The turn is handled with real care, and Iqbal does not sneer at the fly for it. She comes a little closer, telling herself only that it is unkind to refuse a compliment, that breaking someone's heart is not a good thing — and in that small, almost decent self-justification she is caught and eaten. The moral is not 'never trust anyone.' It is sharper and kinder than that: the danger we have braced ourselves against is rarely the one that gets us; we are undone through the door of our own vanity.

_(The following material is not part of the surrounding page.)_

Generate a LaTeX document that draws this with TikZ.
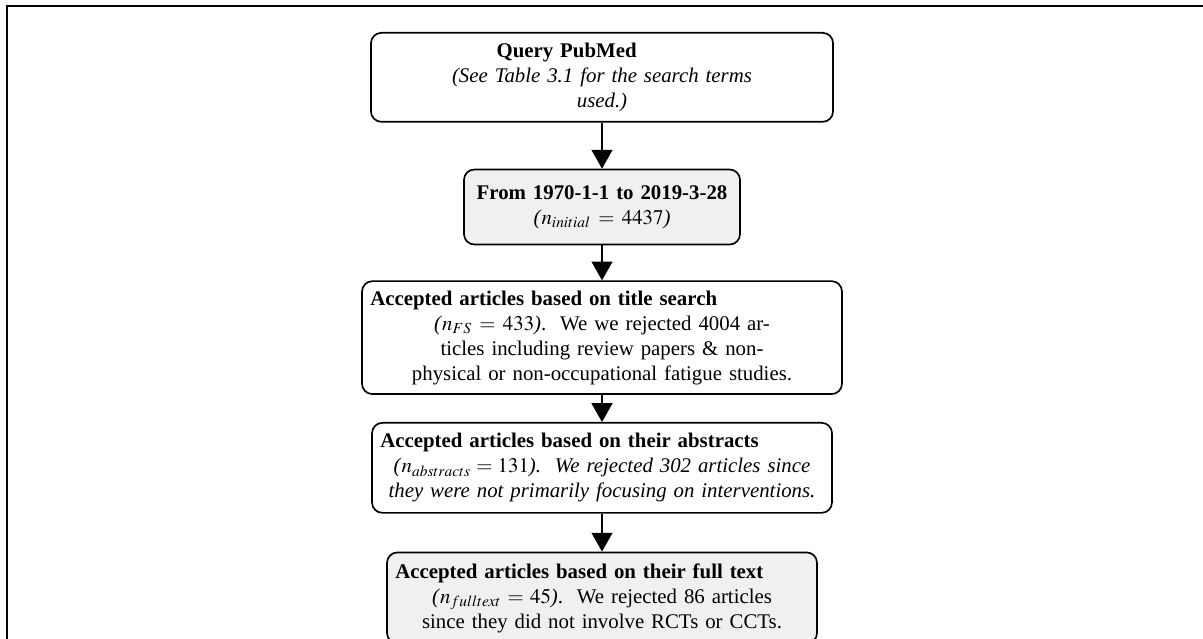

Ek Makda aur Makkhi endures because the trap it describes is permanent and universal. Every reader, child or adult, of any background, has at some point been talked past their own better judgement by someone who knew exactly which flattery to use. Iqbal took a borrowed English fable and made it carry a lesson about self-knowledge that does not age.

The lines that endure

The most famous verses

Ik din kisi makkhi se ye kahne laga makda
Is raah se hota hai guzar roz tumhara
इक दिन किसी मक्खी से ये कहने लगा मकड़ा
इस राह से होता है गुज़र रोज़ तुम्हारा
One day a spider began to say to a fly: your path passes by this way every single day.
Sau kaam khushamad se nikalte hain jahan mein
Dekho jise duniya mein khushamad ka hai banda
सौ काम ख़ुशामद से निकलते हैं जहाँ में
देखो जिसे दुनिया में ख़ुशामद का है बंदा
A hundred things in this world are got done by flattery — look at anyone, and you find them a slave to praise.